> [TASK MATERIAL]:
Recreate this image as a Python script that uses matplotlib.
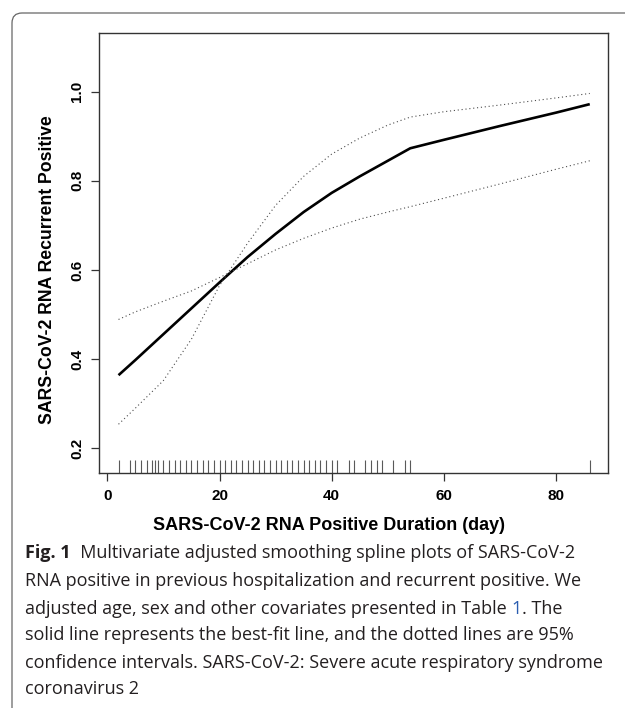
import numpy as np
import matplotlib
matplotlib.use('Agg')
import matplotlib.pyplot as plt
from matplotlib.patches import FancyBboxPatch

plt.rcParams['font.family'] = ['Liberation Sans', 'DejaVu Sans']

# values
days = [2, 5, 10, 15, 20, 25, 30, 35, 40, 45, 50, 54, 60, 70, 80, 86]
fit = [0.364, 0.398, 0.456, 0.514, 0.572, 0.629, 0.681, 0.730, 0.773, 0.810,
       0.845, 0.873, 0.892, 0.923, 0.953, 0.972]
ci_a = [0.489, 0.506, 0.530, 0.553, 0.583, 0.614, 0.645, 0.671, 0.694, 0.714,
        0.730, 0.742, 0.761, 0.793, 0.826, 0.845]
ci_b = [0.254, 0.290, 0.352, 0.445, 0.565, 0.660, 0.745, 0.810, 0.860, 0.896,
        0.925, 0.943, 0.955, 0.970, 0.986, 0.996]
rug_days = [2, 4, 5, 6, 7, 8, 8.5, 9, 10, 11, 12, 13, 14, 15, 16, 17, 18, 19,
            20, 21, 22, 23, 24, 25, 26, 27, 28, 29, 30, 31, 32, 33, 34, 35, 36,
            37, 38, 39, 40, 41, 43, 44, 46, 47, 48, 49, 51, 53, 54, 86]
xticks = [0, 20, 40, 60, 80]
yticks = [0.2, 0.4, 0.6, 0.8, 1.0]

W, H = 625, 708
fig = plt.figure(figsize=(W / 100, H / 100), dpi=100)
ax = fig.add_axes([99 / W, 1 - 473 / H, 509 / W, 440 / H])

ax.plot(days, fit, color='black', lw=1.9, solid_capstyle='butt')
ax.plot(days, ci_a, color='0.3', lw=0.8, linestyle=(0, (1, 2.5)))
ax.plot(days, ci_b, color='0.3', lw=0.8, linestyle=(0, (1, 2.5)))
ax.vlines(rug_days, 0, 0.03, transform=ax.get_xaxis_transform(),
          color='0.35', lw=0.8)

ax.set_xlim(-1.48, 89.25)
ax.set_ylim(0.1446, 1.1316)
ax.set_xticks(xticks)
ax.set_yticks(yticks)
ax.set_xticklabels([str(t) for t in xticks], fontweight='bold', fontsize=11)
ax.set_yticklabels(['%.1f' % t for t in yticks], fontweight='bold',
                   fontsize=11, rotation=90, va='center')
ax.tick_params(direction='out', length=5.5, width=0.9, color='0.2')
ax.tick_params(axis='x', pad=6)
ax.tick_params(axis='y', pad=5)
for s in ax.spines.values():
    s.set_linewidth(1.0)
    s.set_color('0.2')

ax.set_xlabel('SARS-CoV-2 RNA Positive Duration (day)', fontweight='bold',
              fontsize=13)
ax.xaxis.set_label_coords(0.451, (473 - 530) / 440)
ax.xaxis.label.set_va('baseline')
ax.set_ylabel('SARS-CoV-2 RNA Recurrent Positive', fontweight='bold',
              fontsize=12.7)
ax.yaxis.set_label_coords((51.7 - 99) / 509, (473 - 270) / 440)
ax.yaxis.label.set_va('baseline')

# rounded frame around the figure + caption
frame = FancyBboxPatch((0.12, -0.6), 10, 6.95 + 0.6,
                       boxstyle='round,pad=0,rounding_size=0.1',
                       transform=fig.dpi_scale_trans, fill=False,
                       edgecolor='0.4', lw=0.9)
fig.add_artist(frame)

cap_font = ['Open Sans', 'DejaVu Sans']
cap_size = 13
cap_col = '#231f20'
baselines = [558, 586.5, 614, 640.5, 667.5, 694.5]
cap_lines = [
    None,
    'RNA positive in previous hospitalization and recurrent positive. We',
    None,
    'solid line represents the best-fit line, and the dotted lines are 95%',
    'confidence intervals. SARS-CoV-2: Severe acute respiratory syndrome',
    'coronavirus 2',
]
for yb, txt in zip(baselines, cap_lines):
    if txt is not None:
        fig.text(25 / W, 1 - yb / H, txt, family=cap_font, fontsize=cap_size,
                 color=cap_col, va='baseline')

t1 = fig.text(25 / W, 1 - baselines[0] / H, 'Fig. 1', family=cap_font,
              fontsize=cap_size, fontweight='bold', color=cap_col,
              va='baseline')
t3 = fig.text(25 / W, 1 - baselines[2] / H,
              'adjusted age, sex and other covariates presented in Table ',
              family=cap_font, fontsize=cap_size, color=cap_col, va='baseline')

# place follow-on pieces right after their predecessors
fig.canvas.draw()
r = fig.canvas.get_renderer()
bb1 = t1.get_window_extent(r)
fig.text(bb1.x1 / fig.bbox.width, 1 - baselines[0] / H,
         '  Multivariate adjusted smoothing spline plots of SARS-CoV-2',
         family=cap_font, fontsize=cap_size, color=cap_col, va='baseline')
bb3 = t3.get_window_extent(r)
t3b = fig.text(bb3.x1 / fig.bbox.width, 1 - baselines[2] / H, '1',
               family=cap_font, fontsize=cap_size, color='#2a5db0',
               va='baseline')
fig.canvas.draw()
bb3b = t3b.get_window_extent(r)
fig.text(bb3b.x1 / fig.bbox.width, 1 - baselines[2] / H, '. The',
         family=cap_font, fontsize=cap_size, color=cap_col, va='baseline')

fig.savefig('out.png', dpi=100)
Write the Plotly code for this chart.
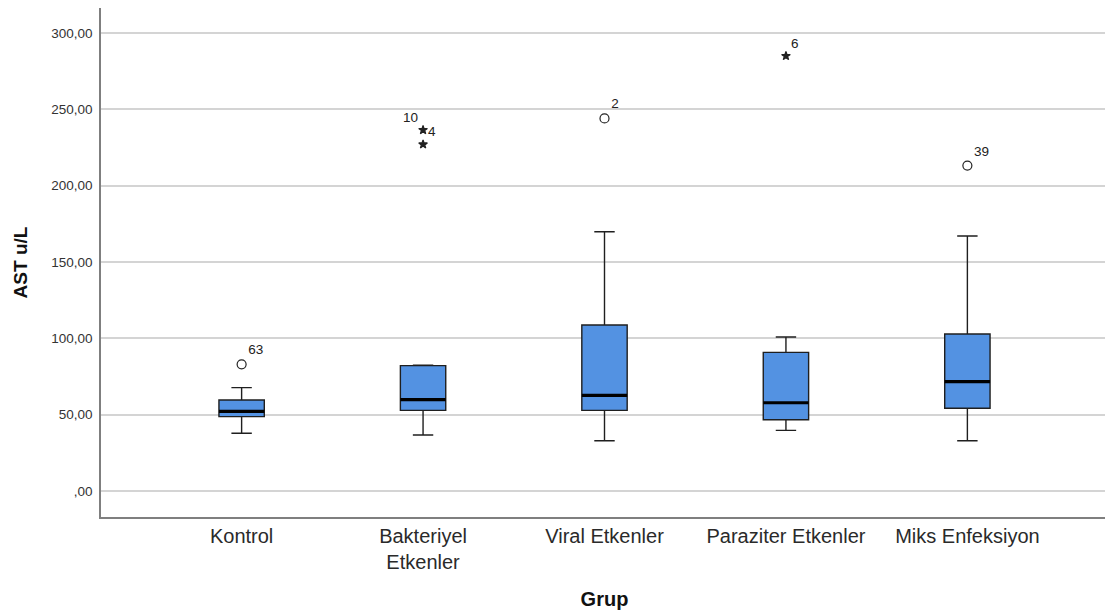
import plotly.graph_objects as go

categories = ["Kontrol", "Bakteriyel<br>Etkenler", "Viral Etkenler", "Paraziter Etkenler", "Miks Enfeksiyon"]
lower_whisker = [37.8, 36.7, 32.9, 39.7, 32.9]
q1 = [48.7, 52.8, 52.8, 46.7, 54.2]
median = [52.2, 59.8, 62.7, 57.8, 71.6]
q3 = [59.6, 82.1, 108.7, 90.8, 102.8]
upper_whisker = [67.7, 82.4, 169.8, 100.9, 167.0]

# outliers: (category index, value, case label, kind)
out_cat = [0, 1, 1, 2, 3, 4]
out_val = [83.0, 236.4, 227.0, 244.0, 284.9, 213.1]
out_lbl = ["63", "10", "4", "2", "6", "39"]
out_kind = ["o", "*", "*", "o", "*", "o"]
out_pos = ["top right", "top left", "top right", "top right", "top right", "top right"]

ytick_vals = [0, 50, 100, 150, 200, 250, 300]
ytick_text = [",00", "50,00", "100,00", "150,00", "200,00", "250,00", "300,00"]

box_w = 0.25
xs = list(range(len(categories)))
FONT = "Liberation Sans, Arial, sans-serif"

fig = go.Figure()
fig.add_trace(go.Box(
    x=xs, q1=q1, median=median, q3=q3,
    lowerfence=lower_whisker, upperfence=upper_whisker,
    fillcolor="#5392e2", line=dict(color="#1f1f1f", width=1.4),
    width=box_w, whiskerwidth=0.45, boxpoints=False, hoverinfo="skip",
    showlegend=False,
))

# thick median lines
mx, my = [], []
for i, m in zip(xs, median):
    mx += [i - box_w / 2, i + box_w / 2, None]
    my += [m, m, None]
fig.add_trace(go.Scatter(x=mx, y=my, mode="lines",
                         line=dict(color="black", width=3.2),
                         showlegend=False, hoverinfo="skip"))

for kind, sym, size in [("o", "circle-open", 9), ("*", "star", 6.5)]:
    idx = [k for k in range(len(out_val)) if out_kind[k] == kind]
    fig.add_trace(go.Scatter(
        x=[out_cat[k] for k in idx], y=[out_val[k] for k in idx],
        mode="markers+text",
        marker=dict(symbol=sym, size=size, color="#222",
                    line=dict(color="#222", width=1.2)),
        text=[out_lbl[k] for k in idx],
        textposition=[out_pos[k] for k in idx],
        textfont=dict(family=FONT, size=13.5, color="#222"),
        showlegend=False, hoverinfo="skip",
    ))

# page body has an 8px default margin, so the figure is sized/offset to compensate
fig.update_layout(
    width=1105, height=603,
    margin=dict(l=93, r=5, t=0, b=94),
    paper_bgcolor="white", plot_bgcolor="white",
    font=dict(family=FONT, color="#222"),
    xaxis=dict(
        range=[-0.775, 4.775], tickvals=xs, ticktext=categories,
        tickfont=dict(size=20, color="#2a2a2a"),
        showgrid=False, zeroline=False, automargin=False,
        showline=True, linecolor="#7f7f7f", linewidth=1.5,
        ticks="",
        title=dict(text="<b>Grup</b>", font=dict(size=20, color="#111"), standoff=20),
    ),
    yaxis=dict(
        range=[-17, 316.3], tickvals=ytick_vals, ticktext=ytick_text,
        tickfont=dict(size=13.5, color="#333"),
        showgrid=True, gridcolor="#d4d4d4", gridwidth=1.5,
        zeroline=False, showline=True, linecolor="#7f7f7f", linewidth=1.5,
        ticks="", ticklabelstandoff=4, automargin=False,
        title=dict(text="<b>AST u/L</b>", font=dict(size=19, color="#111"), standoff=19),
    ),
)

fig.write_html("out.html")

> [EXERCISE DESCRIPTION]: Give back the exact lines above, running from the one that has "Write the Plotly code for this chart." through the one that has "import plotly.graph_objects as go", with nothing added and no pictures.

> [RESULT BELOW]:
Write the Plotly code for this chart.
import plotly.graph_objects as go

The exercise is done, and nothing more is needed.